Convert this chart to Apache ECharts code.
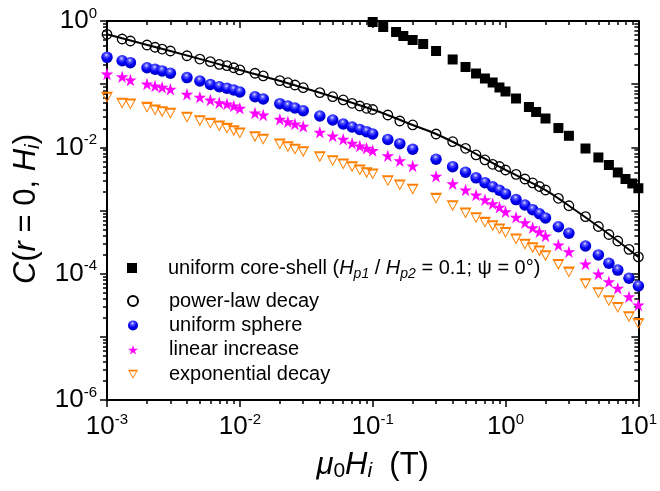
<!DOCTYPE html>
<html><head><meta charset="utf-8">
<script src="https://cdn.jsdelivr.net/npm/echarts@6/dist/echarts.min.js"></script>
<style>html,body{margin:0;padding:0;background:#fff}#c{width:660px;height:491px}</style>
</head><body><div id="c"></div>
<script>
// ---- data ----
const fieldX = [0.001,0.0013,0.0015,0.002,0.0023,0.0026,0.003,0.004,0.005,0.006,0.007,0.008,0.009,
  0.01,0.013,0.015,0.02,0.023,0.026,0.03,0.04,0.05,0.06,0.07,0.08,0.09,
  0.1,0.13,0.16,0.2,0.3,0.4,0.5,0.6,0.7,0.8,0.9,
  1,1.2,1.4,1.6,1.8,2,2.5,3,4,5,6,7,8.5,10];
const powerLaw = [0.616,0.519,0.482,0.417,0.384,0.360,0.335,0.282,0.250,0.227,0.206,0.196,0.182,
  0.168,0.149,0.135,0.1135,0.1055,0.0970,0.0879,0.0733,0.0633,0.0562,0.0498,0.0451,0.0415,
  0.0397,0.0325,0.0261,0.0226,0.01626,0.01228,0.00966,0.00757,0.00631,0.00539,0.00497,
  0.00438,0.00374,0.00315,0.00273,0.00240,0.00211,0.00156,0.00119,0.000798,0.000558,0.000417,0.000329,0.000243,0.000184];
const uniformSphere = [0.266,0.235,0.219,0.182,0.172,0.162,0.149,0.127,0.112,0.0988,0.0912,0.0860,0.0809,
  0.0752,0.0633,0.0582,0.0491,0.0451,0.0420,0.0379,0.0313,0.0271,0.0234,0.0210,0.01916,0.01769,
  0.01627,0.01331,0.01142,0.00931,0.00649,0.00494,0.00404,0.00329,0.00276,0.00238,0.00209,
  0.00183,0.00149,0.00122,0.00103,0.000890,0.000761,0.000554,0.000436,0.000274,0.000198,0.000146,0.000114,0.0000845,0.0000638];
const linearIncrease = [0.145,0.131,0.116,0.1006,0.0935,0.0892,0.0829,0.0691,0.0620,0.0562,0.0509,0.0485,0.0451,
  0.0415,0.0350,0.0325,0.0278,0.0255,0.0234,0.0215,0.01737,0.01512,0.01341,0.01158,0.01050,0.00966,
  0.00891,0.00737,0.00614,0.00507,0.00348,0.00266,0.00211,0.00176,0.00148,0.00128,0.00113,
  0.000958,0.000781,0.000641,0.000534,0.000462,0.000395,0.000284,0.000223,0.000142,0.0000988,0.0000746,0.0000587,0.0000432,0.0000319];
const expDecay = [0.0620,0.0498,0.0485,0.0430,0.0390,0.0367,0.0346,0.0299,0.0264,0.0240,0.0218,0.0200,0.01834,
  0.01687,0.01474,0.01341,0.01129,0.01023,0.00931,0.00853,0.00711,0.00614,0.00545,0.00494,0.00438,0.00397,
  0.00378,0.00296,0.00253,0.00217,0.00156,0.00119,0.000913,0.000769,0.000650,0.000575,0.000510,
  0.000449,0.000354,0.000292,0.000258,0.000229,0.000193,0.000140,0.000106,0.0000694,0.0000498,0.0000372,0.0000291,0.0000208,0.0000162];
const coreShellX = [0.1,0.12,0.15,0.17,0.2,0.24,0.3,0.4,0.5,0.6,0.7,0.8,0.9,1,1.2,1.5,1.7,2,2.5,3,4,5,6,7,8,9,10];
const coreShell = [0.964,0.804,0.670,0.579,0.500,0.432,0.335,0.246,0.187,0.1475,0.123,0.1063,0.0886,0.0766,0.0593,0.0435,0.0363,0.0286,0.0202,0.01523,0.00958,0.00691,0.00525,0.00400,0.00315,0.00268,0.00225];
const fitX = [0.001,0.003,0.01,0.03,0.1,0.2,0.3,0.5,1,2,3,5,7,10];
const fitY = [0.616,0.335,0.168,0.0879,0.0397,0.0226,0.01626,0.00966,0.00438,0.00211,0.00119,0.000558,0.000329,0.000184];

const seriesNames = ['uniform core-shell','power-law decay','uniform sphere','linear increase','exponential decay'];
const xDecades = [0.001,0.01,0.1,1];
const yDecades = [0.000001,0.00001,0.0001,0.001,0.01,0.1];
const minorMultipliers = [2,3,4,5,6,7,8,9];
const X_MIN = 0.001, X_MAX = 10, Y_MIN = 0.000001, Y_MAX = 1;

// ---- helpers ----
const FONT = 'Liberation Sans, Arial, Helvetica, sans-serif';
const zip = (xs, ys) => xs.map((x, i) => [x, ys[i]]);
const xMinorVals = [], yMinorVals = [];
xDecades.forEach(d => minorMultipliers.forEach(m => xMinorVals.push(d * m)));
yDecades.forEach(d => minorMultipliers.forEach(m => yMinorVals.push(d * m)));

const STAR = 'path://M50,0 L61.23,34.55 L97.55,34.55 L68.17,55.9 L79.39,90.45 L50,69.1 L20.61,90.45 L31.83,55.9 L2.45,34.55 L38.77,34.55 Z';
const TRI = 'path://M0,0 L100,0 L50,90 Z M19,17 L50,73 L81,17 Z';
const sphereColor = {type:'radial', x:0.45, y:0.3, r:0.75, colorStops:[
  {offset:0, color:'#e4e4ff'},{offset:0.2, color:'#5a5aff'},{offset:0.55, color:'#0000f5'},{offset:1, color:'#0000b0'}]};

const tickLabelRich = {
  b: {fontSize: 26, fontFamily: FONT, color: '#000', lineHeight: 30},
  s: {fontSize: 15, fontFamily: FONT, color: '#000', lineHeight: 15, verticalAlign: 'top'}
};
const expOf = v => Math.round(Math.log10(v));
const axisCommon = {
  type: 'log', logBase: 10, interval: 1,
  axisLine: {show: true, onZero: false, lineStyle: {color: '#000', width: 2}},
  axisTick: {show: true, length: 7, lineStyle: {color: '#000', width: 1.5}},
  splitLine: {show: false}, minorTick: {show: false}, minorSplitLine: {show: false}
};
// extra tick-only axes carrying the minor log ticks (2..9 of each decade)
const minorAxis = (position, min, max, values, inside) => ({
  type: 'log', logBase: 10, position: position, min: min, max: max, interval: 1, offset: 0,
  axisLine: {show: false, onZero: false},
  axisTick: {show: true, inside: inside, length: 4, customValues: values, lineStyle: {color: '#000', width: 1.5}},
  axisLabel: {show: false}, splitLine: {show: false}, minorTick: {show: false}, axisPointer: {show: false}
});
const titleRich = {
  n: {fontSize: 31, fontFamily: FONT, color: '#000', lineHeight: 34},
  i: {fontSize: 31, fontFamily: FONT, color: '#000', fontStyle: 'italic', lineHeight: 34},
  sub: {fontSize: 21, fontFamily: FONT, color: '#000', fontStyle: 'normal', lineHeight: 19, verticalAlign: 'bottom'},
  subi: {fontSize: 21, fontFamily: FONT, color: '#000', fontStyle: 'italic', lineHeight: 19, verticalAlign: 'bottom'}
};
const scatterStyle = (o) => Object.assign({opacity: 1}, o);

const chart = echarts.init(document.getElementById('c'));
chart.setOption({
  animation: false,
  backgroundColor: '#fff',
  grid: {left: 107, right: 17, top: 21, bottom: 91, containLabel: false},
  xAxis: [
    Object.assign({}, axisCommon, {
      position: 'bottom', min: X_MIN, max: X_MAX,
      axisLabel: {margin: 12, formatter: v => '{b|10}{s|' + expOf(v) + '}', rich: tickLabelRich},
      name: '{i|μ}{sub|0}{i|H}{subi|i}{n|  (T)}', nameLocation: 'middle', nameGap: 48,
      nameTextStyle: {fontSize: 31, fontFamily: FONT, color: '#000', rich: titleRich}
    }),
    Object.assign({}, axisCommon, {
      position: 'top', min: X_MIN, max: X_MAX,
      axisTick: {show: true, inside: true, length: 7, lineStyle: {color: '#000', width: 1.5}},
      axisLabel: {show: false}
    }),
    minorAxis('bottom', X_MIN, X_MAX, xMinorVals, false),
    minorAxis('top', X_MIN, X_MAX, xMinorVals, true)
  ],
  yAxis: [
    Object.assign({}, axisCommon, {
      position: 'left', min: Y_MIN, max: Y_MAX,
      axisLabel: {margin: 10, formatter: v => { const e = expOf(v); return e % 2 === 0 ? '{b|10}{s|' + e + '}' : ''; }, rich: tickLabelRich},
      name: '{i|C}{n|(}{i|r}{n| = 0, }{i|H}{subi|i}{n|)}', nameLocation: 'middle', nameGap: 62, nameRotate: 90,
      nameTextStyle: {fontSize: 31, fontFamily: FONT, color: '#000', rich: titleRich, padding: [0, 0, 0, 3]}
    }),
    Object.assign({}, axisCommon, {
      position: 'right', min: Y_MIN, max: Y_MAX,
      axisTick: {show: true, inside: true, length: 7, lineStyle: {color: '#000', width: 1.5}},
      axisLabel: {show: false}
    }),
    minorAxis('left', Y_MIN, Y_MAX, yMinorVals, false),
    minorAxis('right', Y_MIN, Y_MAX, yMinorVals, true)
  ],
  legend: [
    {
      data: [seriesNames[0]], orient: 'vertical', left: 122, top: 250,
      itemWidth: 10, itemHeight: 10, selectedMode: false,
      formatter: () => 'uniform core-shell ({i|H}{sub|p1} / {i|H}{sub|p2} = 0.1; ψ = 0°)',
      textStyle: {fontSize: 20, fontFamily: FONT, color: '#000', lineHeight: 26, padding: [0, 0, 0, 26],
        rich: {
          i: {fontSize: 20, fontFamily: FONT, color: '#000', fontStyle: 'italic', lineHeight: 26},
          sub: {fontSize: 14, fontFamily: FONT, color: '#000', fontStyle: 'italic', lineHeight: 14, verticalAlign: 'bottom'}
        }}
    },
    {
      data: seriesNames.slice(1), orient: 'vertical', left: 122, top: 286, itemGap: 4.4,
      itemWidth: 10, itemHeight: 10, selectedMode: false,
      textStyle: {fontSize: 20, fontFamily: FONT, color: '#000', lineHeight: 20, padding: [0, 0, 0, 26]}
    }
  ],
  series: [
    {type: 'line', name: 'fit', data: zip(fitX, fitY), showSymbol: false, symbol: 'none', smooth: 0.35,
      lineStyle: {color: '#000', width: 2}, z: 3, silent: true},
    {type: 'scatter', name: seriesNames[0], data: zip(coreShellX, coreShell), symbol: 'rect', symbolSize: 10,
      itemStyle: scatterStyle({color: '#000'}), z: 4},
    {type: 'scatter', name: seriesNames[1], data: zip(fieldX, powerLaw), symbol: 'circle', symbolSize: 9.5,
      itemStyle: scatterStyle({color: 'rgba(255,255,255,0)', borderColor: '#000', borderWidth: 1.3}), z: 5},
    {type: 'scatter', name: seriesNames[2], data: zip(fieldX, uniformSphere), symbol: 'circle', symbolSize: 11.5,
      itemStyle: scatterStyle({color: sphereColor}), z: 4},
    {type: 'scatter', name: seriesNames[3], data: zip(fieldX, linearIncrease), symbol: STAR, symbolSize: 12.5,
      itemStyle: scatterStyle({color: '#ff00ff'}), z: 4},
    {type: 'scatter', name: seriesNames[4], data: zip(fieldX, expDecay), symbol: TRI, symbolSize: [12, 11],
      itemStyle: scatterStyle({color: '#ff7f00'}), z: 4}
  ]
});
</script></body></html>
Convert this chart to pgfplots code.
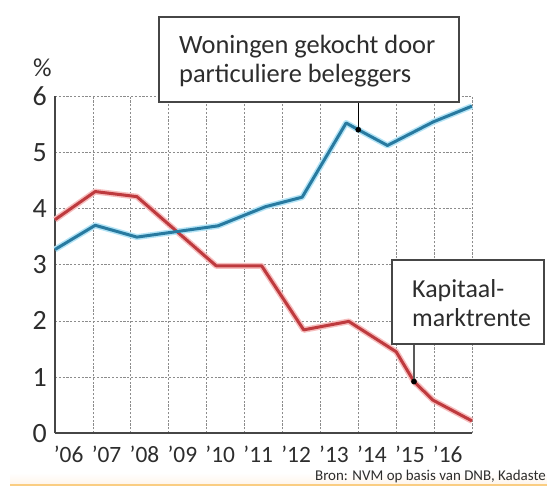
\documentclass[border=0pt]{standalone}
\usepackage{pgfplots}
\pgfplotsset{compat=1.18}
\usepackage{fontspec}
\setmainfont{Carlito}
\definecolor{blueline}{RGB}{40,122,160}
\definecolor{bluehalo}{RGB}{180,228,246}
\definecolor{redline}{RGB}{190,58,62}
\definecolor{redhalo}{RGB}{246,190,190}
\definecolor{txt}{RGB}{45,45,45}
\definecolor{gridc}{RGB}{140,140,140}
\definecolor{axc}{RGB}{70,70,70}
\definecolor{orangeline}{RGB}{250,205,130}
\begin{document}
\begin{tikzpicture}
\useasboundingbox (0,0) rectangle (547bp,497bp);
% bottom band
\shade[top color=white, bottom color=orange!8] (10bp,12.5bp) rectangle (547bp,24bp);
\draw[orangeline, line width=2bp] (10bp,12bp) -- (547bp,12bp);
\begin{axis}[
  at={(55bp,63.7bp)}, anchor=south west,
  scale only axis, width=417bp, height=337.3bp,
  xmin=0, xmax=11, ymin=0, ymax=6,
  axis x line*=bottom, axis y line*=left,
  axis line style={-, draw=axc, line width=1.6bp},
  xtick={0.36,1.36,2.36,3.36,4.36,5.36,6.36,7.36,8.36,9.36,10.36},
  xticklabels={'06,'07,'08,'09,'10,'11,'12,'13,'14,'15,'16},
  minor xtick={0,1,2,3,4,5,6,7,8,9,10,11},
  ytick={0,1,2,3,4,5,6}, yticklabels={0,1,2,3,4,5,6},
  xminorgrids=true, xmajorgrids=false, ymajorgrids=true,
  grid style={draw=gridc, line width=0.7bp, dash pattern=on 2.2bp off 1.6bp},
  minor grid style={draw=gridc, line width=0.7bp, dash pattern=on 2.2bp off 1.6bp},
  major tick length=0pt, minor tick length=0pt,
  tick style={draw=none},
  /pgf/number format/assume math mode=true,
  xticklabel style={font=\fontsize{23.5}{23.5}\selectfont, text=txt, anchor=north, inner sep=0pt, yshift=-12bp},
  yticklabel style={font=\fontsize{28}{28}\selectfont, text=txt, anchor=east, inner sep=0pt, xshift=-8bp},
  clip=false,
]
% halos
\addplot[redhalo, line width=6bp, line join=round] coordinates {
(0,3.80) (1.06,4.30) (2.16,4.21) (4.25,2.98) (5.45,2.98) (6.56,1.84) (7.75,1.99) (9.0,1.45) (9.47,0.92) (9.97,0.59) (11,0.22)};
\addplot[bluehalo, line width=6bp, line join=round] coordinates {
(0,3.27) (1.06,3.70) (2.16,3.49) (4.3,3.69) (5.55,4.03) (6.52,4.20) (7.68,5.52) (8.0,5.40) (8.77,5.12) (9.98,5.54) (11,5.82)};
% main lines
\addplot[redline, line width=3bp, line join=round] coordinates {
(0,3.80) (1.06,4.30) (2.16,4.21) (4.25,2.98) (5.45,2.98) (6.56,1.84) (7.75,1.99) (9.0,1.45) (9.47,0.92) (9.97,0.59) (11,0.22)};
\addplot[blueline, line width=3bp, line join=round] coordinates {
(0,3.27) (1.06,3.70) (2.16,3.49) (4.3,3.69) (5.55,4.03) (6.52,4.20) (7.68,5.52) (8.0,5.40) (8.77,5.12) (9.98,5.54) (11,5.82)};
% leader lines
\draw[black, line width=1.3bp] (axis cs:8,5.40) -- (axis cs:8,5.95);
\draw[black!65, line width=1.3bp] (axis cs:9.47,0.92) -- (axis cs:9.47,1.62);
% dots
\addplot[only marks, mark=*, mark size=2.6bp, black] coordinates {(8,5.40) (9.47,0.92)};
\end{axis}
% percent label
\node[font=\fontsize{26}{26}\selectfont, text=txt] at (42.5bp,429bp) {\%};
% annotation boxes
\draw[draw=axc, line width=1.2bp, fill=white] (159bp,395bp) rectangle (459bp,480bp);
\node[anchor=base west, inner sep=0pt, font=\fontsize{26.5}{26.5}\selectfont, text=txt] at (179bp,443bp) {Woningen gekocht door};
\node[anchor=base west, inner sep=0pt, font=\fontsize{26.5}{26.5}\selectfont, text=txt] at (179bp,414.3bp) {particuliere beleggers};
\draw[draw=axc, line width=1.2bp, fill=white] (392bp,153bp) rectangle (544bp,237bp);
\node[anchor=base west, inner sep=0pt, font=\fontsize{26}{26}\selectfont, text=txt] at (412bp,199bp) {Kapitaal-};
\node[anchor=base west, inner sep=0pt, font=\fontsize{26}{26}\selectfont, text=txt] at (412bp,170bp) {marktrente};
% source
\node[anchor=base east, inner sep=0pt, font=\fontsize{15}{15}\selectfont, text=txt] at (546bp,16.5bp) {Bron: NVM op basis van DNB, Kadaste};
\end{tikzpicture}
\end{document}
________
» Written instruction: In the entries above, find each line with the word "this" and copy it.

» Output below:
Convert this chart to Apache ECharts code.
Convert this chart to pgfplots code.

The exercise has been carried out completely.